Nas duas ações, os Xikrin reivindicam a paralisação dos dois projetos e indenização, pelos seguintes motivos:
- Ausência de estudos de componente indígena;
- Ausência de consulta prévia, livre e informada;
- Descumprimento de condicionantes ambientais, desde a licença provisória à licença de operação;
- Danos etnoambientais, tais como: poluição dos recursos hídricos – Rio Itacaiúnas, Igarapé Salobo, Igarapé Mirim e Rio Cinzento –, com metais pesados e sedimentos finos; e existência de drenagens clandestinas, principalmente no empreendimento S11D, aferidos por monitoramento realizado na Terra Indígena;
- Empreendimento Salobo instalado sobre antigas aldeias e cemitérios Xikrin, além de impedir a conexão cultural com outra terra indígena Xikrin (Trincheira Bacajá); e
- Corte de milhares de Castanheiras, utilizadas pelos indígenas à subsistência física e cultural.

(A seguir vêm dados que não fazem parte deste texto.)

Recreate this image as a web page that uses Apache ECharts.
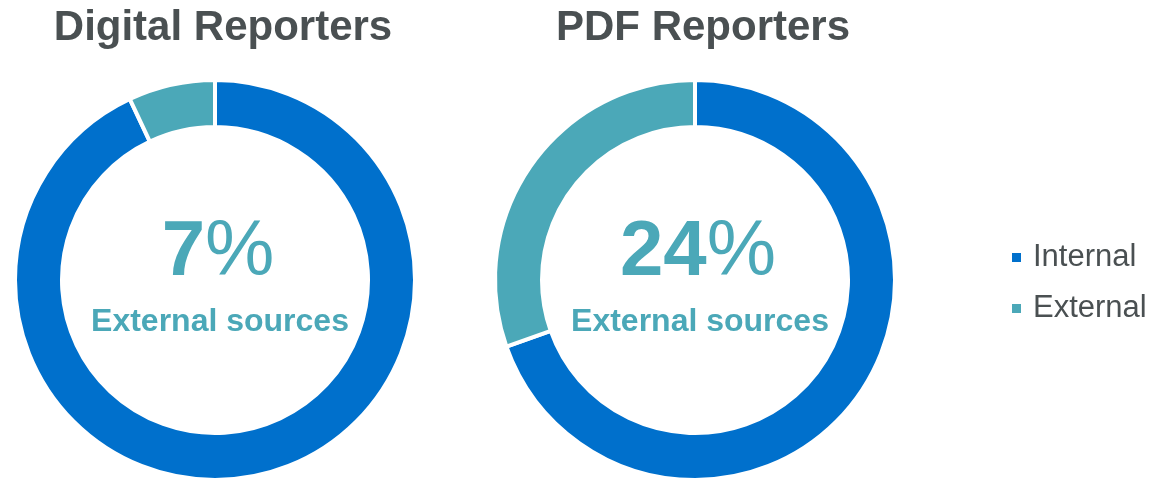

Apesar de ter sido requisitada a presença da Polícia Federal para tentar deter qualquer tentativa de tumulto, o comportamento dos indígenas foi pacífico.
Vale se manifesta em nota
Sobre a audiência desta quarta-feira, no final da tarde a mineradora Vale emitiu nota, na qual afirma que “os empreendimentos S11D e Salobo estão regularmente licenciados pelo órgão competente, cumprindo rigorosamente o que determina a legislação ambiental e as condicionantes estabelecidas”. Leia, a seguir, o comunicado na íntegra.
“Foi realizada hoje (18/06), em Marabá, audiência das Ações Civis Públicas propostas pelas Associações Indígenas Xikrin contra a Vale. Ao final, o pedido de paralisação do Salobo foi negado pelo Juiz Federal de Marabá, assim como ocorrido com o S11D. Foi determinada a realização de Estudo do Componente Indígena.
Os empreendimentos S11D e Salobo estão regularmente licenciados pelo órgão competente, cumprindo rigorosamente o que determina a legislação ambiental e as condicionantes estabelecidas no processo de licenciamento, além de estarem distantes, respectivamente, mais de 12 km e 22 km da Terra Indígena Xikrin. Por meio dos empreendimentos, é assegurado ainda o apoio à conservação de mais de 1,2 milhão de hectares de Floresta Amazônica nativa no entorno das operações e da Terra Indígena.
A Vale, desde 2006, faz repasse de valores a comunidade indígena Xikrin, que totalizam, até março de 2019, aproximadamente R$ 150 milhões. Também fornece assistência à saúde aos indígenas.”